» DATASET EXCERPT:
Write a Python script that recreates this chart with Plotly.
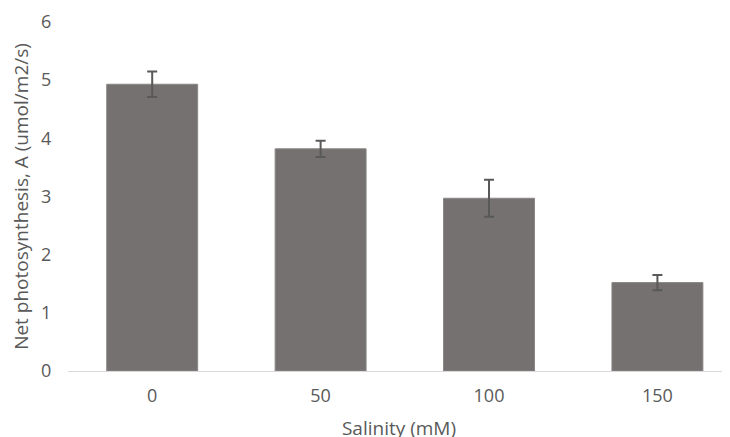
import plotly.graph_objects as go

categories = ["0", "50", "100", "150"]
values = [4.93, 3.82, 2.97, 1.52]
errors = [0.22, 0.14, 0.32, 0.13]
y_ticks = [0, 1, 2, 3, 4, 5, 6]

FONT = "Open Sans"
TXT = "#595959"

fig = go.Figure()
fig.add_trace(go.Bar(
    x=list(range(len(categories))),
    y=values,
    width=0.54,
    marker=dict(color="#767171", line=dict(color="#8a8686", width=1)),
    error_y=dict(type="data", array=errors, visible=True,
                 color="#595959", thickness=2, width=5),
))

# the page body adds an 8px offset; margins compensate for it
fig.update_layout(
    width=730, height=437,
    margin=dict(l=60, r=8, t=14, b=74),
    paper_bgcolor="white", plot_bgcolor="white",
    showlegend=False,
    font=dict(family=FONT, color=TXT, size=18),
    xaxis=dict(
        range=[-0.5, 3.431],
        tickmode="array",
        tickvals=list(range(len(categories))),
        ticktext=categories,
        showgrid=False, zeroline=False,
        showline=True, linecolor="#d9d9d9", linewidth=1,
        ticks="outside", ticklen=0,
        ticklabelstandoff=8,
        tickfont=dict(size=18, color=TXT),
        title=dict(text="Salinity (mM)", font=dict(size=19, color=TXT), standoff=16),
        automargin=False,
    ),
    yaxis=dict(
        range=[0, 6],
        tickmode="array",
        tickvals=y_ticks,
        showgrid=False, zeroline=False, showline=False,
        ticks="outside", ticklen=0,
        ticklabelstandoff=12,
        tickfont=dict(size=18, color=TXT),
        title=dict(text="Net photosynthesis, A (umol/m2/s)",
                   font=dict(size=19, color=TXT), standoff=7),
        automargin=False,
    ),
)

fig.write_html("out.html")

» PROBLEM DETAILS: Without the pictures, repeat the listing above exactly.

» EXERCISE RESULT:
Write a Python script that recreates this chart with Plotly.
import plotly.graph_objects as go

categories = ["0", "50", "100", "150"]
values = [4.93, 3.82, 2.97, 1.52]
errors = [0.22, 0.14, 0.32, 0.13]
y_ticks = [0, 1, 2, 3, 4, 5, 6]

FONT = "Open Sans"
TXT = "#595959"

fig = go.Figure()
fig.add_trace(go.Bar(
    x=list(range(len(categories))),
    y=values,
    width=0.54,
    marker=dict(color="#767171", line=dict(color="#8a8686", width=1)),
    error_y=dict(type="data", array=errors, visible=True,
                 color="#595959", thickness=2, width=5),
))

# the page body adds an 8px offset; margins compensate for it
fig.update_layout(
    width=730, height=437,
    margin=dict(l=60, r=8, t=14, b=74),
    paper_bgcolor="white", plot_bgcolor="white",
    showlegend=False,
    font=dict(family=FONT, color=TXT, size=18),
    xaxis=dict(
        range=[-0.5, 3.431],
        tickmode="array",
        tickvals=list(range(len(categories))),
        ticktext=categories,
        showgrid=False, zeroline=False,
        showline=True, linecolor="#d9d9d9", linewidth=1,
        ticks="outside", ticklen=0,
        ticklabelstandoff=8,
        tickfont=dict(size=18, color=TXT),
        title=dict(text="Salinity (mM)", font=dict(size=19, color=TXT), standoff=16),
        automargin=False,
    ),
    yaxis=dict(
        range=[0, 6],
        tickmode="array",
        tickvals=y_ticks,
        showgrid=False, zeroline=False, showline=False,
        ticks="outside", ticklen=0,
        ticklabelstandoff=12,
        tickfont=dict(size=18, color=TXT),
        title=dict(text="Net photosynthesis, A (umol/m2/s)",
                   font=dict(size=19, color=TXT), standoff=7),
        automargin=False,
    ),
)

fig.write_html("out.html")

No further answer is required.